Opposition figure Anwar Ibrahim has accused Malaysia’s ethnic Chinese and Indian leaders of being toadies of the ruling Malay party, and urged voters to support his wife’s reformist party in a closely-watched by-election.
In a series of speeches late Tuesday, Anwar also railed against government corruption and renewed a call for scrapping the decades-old affirmative action program for the majority Malays.
“The ministers … they steal from the poor. The ministers and their children are all rich but the villagers remain poor,” he told a crowd of 400, mostly Chinese residents, in Ijok town where his wife’s People’s Justice Party candidate is pitted against the ruling National Front in Saturday’s by-election.
The National Front coalition is dominated by the United Malays National Organization, which represents the Malays, while the other two major components in the coalition represent Malaysia’s Chinese and Indian minorities.
But the minorities have often complained that the Malaysian Chinese Association and the Malaysian Indian Congress do not stand up for their religious and social rights.
Anwar said MCA and MIC leaders cannot fight for minority rights because they kowtow to UMNO.
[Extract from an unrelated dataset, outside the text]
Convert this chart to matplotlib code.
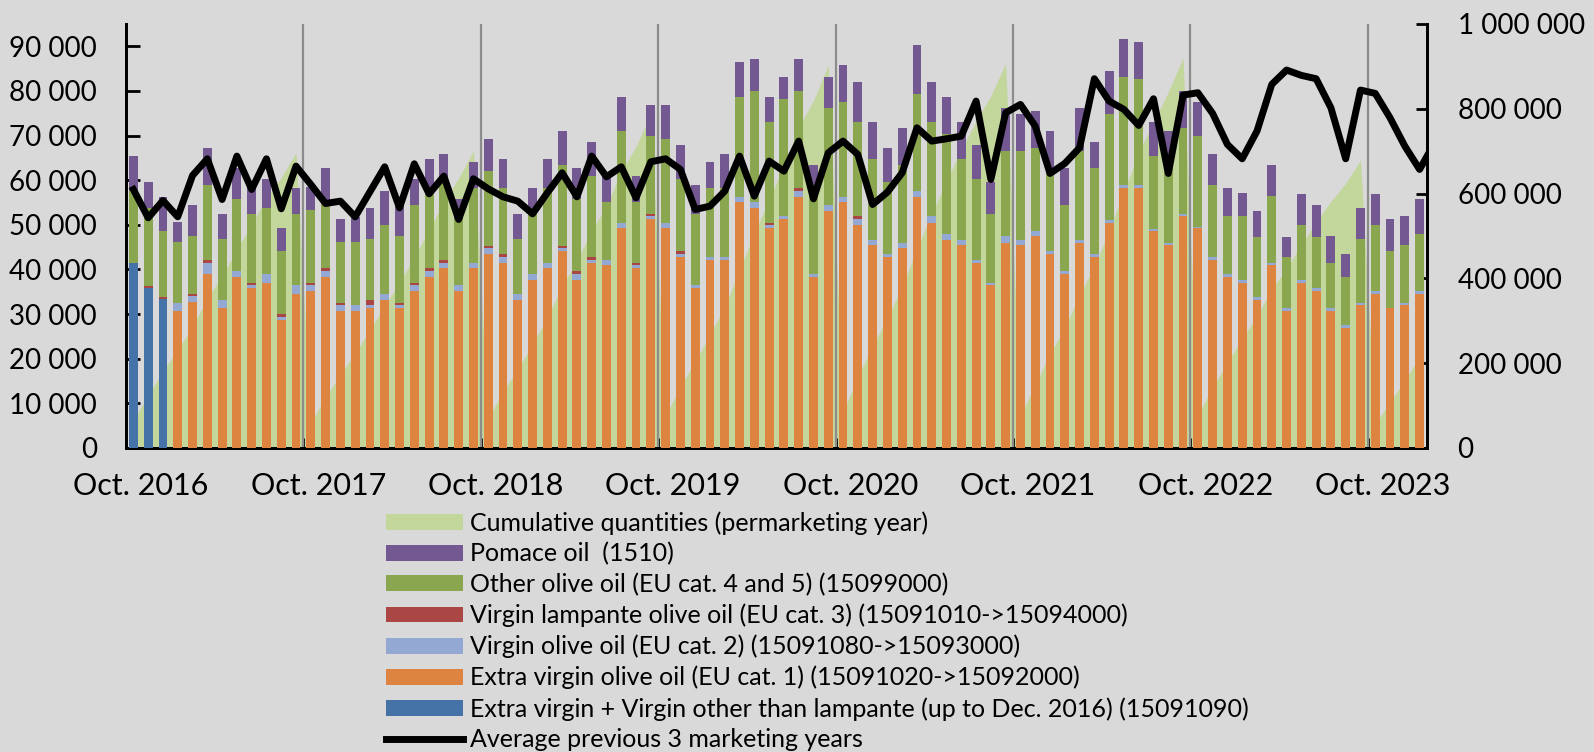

“Whatever UMNO says, the MCA will do,” he said. “I know. I have been in the government before,” said the former deputy prime minister, adding that the MIC’s leaders were the same. The National Front candidate in the Ijok by-election is from the MIC party.
“We must change the government, change the policies, so that we can have a better country and justice for all,” he said to loud cheers from the crowd.
Malaysia’s ethnic minorities feel that they are discriminated against by the affirmative action program, known as the New Economic Policy, which gives privileges to Malays in jobs, education and business.
“The Chinese feel they are second-class and Indians are even worse off. We must reject the NEP, change the policy,” said Anwar.